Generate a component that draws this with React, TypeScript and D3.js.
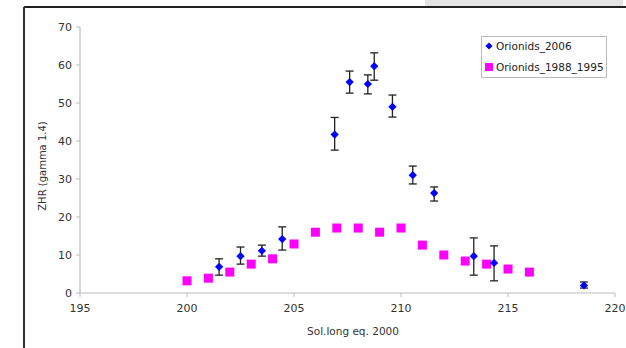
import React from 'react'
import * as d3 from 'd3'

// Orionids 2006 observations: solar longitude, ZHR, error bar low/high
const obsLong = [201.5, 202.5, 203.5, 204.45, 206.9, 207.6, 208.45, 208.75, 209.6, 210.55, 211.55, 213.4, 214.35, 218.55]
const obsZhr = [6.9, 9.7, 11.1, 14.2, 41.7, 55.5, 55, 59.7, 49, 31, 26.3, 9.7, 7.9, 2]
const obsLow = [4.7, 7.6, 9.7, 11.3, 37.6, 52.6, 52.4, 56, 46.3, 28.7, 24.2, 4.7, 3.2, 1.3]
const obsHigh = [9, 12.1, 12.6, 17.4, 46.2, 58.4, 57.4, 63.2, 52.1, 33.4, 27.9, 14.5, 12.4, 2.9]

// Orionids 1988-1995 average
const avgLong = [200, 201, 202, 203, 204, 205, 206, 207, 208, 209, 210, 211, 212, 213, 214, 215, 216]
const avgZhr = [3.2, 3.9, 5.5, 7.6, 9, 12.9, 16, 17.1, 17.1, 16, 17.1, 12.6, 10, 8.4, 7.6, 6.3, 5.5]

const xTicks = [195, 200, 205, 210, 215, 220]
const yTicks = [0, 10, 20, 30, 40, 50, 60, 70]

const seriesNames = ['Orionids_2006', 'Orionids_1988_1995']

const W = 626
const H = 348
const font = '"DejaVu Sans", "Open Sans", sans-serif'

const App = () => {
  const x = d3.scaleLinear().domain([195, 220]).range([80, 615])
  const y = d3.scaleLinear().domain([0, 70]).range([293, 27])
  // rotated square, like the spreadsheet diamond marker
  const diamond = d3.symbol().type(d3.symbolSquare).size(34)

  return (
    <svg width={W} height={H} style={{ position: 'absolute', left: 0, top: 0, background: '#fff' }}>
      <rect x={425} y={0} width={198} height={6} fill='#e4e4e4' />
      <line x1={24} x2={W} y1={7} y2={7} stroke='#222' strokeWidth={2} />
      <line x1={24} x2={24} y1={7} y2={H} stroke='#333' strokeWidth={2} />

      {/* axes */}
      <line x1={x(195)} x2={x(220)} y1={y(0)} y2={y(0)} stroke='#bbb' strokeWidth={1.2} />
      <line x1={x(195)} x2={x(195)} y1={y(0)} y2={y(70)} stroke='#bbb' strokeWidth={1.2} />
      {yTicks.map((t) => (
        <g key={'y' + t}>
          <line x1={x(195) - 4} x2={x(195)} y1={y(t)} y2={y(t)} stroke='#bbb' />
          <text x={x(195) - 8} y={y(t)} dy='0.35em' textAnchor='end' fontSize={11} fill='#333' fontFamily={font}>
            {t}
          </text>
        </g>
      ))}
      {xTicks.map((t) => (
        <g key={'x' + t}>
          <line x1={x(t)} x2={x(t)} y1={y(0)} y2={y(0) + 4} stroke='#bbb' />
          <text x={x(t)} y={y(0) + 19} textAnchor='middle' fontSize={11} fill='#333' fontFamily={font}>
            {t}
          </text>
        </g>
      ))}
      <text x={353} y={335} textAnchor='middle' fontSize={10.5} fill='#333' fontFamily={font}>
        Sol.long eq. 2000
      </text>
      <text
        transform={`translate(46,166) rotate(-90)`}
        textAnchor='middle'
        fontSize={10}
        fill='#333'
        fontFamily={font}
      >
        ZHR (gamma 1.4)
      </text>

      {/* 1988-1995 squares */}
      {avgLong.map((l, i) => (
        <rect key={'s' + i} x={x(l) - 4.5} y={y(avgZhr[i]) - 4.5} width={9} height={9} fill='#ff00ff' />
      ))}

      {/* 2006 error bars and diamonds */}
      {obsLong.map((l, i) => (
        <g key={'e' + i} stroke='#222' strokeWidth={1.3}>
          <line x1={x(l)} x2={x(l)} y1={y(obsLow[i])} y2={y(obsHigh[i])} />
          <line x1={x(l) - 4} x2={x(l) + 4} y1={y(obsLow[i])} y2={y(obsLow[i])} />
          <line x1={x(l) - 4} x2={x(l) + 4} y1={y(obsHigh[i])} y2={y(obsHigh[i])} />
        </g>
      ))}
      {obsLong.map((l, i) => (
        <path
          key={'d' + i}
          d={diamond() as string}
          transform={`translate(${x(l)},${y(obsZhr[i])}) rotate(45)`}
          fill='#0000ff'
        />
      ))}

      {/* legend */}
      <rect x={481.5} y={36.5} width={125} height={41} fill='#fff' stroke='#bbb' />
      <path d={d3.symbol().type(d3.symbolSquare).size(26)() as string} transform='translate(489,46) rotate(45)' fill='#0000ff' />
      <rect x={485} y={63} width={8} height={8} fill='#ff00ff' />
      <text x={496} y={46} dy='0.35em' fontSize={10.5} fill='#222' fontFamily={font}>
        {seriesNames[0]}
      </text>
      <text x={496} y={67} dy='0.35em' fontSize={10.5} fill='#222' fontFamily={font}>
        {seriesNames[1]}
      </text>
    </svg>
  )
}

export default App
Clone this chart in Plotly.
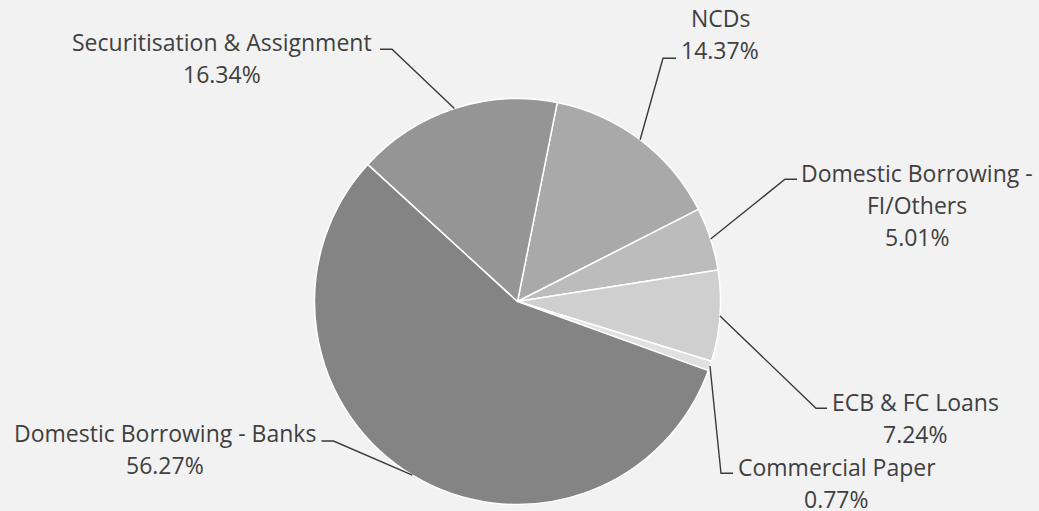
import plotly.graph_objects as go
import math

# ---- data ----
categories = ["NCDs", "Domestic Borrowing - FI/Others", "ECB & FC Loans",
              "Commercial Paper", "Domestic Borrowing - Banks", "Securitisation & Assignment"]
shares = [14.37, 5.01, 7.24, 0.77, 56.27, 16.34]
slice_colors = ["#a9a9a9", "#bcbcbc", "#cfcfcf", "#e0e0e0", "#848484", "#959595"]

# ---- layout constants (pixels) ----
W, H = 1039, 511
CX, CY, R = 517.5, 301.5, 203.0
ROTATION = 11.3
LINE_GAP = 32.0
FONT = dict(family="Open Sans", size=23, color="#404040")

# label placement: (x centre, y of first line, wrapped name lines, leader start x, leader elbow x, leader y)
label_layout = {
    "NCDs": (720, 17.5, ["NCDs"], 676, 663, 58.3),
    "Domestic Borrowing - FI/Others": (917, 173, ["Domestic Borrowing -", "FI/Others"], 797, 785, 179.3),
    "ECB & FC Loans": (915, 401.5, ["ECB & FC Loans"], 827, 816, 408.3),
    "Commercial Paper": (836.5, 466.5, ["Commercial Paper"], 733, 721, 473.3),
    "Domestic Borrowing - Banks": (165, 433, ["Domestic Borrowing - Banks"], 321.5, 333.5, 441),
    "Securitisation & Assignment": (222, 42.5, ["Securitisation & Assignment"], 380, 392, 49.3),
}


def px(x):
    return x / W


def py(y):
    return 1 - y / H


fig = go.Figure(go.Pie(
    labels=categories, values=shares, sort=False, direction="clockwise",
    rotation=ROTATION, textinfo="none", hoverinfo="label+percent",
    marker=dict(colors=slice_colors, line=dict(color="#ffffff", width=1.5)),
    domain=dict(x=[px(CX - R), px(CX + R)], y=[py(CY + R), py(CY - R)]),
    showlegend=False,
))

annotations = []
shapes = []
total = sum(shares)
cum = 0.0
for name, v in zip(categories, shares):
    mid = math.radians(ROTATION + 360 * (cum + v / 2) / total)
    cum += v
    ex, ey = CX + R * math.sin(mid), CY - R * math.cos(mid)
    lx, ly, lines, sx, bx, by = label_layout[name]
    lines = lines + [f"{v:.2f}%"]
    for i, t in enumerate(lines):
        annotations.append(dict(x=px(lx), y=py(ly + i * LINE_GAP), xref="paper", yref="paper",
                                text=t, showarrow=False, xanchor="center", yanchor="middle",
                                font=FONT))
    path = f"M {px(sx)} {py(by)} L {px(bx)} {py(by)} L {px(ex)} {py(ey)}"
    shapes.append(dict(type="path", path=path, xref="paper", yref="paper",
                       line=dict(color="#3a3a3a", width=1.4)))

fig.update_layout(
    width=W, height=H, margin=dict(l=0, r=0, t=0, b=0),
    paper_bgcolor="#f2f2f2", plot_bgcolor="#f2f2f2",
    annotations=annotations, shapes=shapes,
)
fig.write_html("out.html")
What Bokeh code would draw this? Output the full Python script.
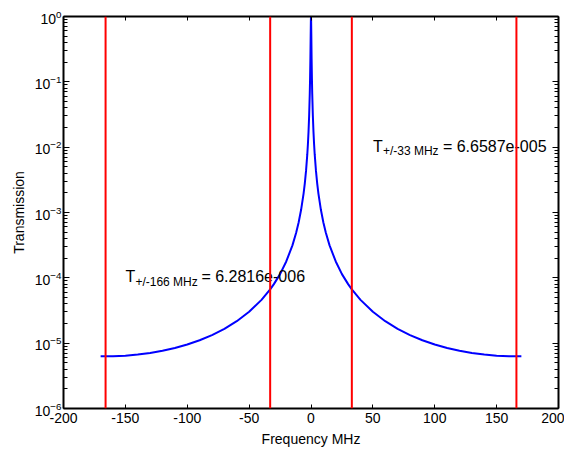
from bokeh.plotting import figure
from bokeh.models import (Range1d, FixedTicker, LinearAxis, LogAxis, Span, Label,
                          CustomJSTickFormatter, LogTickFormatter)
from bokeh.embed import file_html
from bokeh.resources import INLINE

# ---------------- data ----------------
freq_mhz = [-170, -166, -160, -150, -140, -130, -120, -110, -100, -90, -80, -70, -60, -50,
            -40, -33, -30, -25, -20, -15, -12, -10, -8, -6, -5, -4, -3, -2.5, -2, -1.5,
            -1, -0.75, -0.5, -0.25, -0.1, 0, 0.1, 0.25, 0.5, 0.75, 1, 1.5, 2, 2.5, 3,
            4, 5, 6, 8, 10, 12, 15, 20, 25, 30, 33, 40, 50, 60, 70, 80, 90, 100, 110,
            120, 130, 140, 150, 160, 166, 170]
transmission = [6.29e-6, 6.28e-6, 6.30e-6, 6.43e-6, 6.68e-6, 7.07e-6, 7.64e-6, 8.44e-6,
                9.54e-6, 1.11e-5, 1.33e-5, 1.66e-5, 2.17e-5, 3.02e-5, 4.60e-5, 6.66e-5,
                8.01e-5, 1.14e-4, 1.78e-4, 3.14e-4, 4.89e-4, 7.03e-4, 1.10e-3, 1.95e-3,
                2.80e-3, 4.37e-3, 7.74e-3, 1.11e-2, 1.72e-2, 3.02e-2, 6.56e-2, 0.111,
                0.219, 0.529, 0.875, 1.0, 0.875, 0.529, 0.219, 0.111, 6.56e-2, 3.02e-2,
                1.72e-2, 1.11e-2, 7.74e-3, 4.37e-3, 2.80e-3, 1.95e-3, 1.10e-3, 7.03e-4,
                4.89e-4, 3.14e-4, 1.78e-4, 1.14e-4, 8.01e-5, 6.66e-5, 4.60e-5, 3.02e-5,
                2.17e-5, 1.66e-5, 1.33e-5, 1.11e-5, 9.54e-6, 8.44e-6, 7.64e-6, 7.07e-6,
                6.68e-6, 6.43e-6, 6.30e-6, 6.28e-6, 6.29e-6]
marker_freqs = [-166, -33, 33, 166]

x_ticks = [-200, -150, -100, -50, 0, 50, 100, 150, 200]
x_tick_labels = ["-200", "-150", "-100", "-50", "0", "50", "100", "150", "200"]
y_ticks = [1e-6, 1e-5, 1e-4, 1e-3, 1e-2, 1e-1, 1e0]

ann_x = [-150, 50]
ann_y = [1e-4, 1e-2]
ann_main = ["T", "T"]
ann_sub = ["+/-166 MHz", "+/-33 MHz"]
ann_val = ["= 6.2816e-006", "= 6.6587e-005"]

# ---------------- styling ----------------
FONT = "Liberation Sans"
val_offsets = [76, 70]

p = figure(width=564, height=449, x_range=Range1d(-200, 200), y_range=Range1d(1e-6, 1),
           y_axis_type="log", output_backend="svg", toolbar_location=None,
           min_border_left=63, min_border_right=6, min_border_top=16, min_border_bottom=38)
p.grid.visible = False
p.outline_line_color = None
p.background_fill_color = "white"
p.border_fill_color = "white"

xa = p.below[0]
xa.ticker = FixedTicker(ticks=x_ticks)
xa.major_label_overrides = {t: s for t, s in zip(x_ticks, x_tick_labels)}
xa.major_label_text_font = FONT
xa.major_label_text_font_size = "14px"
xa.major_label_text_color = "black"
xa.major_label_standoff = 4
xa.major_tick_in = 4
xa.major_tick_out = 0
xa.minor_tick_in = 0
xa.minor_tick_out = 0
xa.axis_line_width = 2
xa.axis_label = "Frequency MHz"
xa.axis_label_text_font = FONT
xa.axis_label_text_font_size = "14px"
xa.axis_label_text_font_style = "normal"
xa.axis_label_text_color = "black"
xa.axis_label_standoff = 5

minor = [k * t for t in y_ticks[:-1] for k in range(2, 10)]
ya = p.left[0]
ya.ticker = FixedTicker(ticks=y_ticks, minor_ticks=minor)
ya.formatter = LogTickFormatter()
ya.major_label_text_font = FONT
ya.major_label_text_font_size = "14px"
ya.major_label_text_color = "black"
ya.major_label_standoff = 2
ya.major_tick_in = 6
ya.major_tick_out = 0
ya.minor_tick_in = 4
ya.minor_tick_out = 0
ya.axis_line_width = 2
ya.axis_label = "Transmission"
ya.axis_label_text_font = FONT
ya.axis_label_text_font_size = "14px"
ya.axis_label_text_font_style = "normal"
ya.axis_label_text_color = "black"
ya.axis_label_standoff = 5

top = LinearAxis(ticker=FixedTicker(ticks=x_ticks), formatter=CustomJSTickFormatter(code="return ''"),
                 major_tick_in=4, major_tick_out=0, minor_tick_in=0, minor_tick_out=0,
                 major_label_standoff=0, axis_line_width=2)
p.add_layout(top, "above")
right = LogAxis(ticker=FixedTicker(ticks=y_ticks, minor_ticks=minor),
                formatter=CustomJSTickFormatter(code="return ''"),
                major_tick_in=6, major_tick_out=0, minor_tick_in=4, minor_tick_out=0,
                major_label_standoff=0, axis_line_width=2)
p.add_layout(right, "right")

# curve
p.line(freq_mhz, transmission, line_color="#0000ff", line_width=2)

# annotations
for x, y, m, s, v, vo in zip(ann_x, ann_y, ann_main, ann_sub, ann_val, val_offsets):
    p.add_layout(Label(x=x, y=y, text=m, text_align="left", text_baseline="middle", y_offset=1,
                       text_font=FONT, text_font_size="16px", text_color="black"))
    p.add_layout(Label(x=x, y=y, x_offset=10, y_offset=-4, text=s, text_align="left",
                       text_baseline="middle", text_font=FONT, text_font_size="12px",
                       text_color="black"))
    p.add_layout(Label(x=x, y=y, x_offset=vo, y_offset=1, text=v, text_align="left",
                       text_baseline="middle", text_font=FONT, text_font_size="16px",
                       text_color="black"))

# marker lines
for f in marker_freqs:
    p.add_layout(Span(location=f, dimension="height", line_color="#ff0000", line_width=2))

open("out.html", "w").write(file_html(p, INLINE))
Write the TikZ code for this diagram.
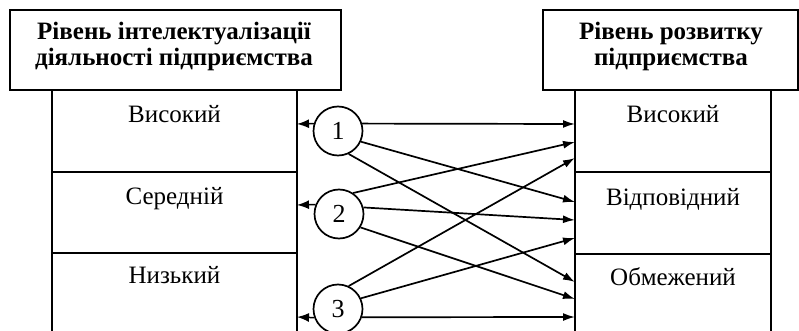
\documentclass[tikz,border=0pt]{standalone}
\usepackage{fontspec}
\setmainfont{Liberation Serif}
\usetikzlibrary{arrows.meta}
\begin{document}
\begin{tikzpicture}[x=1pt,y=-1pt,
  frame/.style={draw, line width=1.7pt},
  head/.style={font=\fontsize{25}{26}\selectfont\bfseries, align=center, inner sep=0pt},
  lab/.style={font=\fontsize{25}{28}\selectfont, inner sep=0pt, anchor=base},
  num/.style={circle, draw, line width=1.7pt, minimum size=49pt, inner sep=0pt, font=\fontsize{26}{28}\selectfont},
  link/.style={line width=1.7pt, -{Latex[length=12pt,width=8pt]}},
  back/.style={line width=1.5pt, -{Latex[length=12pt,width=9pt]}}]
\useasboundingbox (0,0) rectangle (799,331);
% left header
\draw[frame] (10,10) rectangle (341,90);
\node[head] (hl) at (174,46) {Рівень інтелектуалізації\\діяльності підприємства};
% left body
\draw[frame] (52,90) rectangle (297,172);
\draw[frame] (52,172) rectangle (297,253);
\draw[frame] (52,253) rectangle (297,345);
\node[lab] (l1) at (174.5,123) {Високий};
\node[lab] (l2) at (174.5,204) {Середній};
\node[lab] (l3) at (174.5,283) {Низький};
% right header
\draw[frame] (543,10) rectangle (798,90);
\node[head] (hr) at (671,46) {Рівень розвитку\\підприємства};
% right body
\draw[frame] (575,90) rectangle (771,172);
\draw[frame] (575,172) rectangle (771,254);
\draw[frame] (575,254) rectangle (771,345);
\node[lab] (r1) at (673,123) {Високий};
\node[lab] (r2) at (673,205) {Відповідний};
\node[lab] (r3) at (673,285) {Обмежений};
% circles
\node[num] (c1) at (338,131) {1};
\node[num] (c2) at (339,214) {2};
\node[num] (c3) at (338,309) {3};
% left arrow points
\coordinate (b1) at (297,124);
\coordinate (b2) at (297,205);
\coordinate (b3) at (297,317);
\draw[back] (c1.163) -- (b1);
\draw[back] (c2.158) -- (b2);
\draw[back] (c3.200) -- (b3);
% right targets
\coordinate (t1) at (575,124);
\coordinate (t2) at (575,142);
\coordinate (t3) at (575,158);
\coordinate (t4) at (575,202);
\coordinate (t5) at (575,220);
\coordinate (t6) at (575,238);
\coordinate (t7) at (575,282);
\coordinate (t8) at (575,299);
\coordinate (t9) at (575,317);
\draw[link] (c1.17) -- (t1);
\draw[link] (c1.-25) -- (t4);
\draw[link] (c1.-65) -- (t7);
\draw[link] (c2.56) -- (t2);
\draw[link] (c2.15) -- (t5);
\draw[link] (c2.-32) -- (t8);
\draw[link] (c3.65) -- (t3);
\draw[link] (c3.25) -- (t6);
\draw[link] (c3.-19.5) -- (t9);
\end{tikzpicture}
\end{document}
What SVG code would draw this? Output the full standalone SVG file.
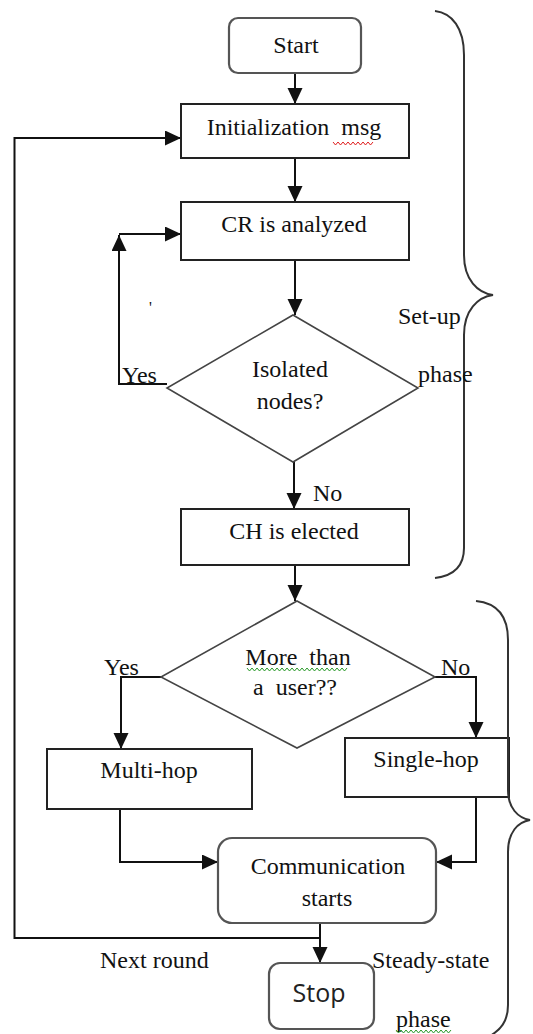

--

## What you will do
Take the lines from the start of the material to the line with "import * as d3 from 'd3'", both included, and transcribe them exactly without the pictures.

## Correct response
Generate a component that draws this with React, TypeScript and D3.js.
import React from 'react'
import * as d3 from 'd3'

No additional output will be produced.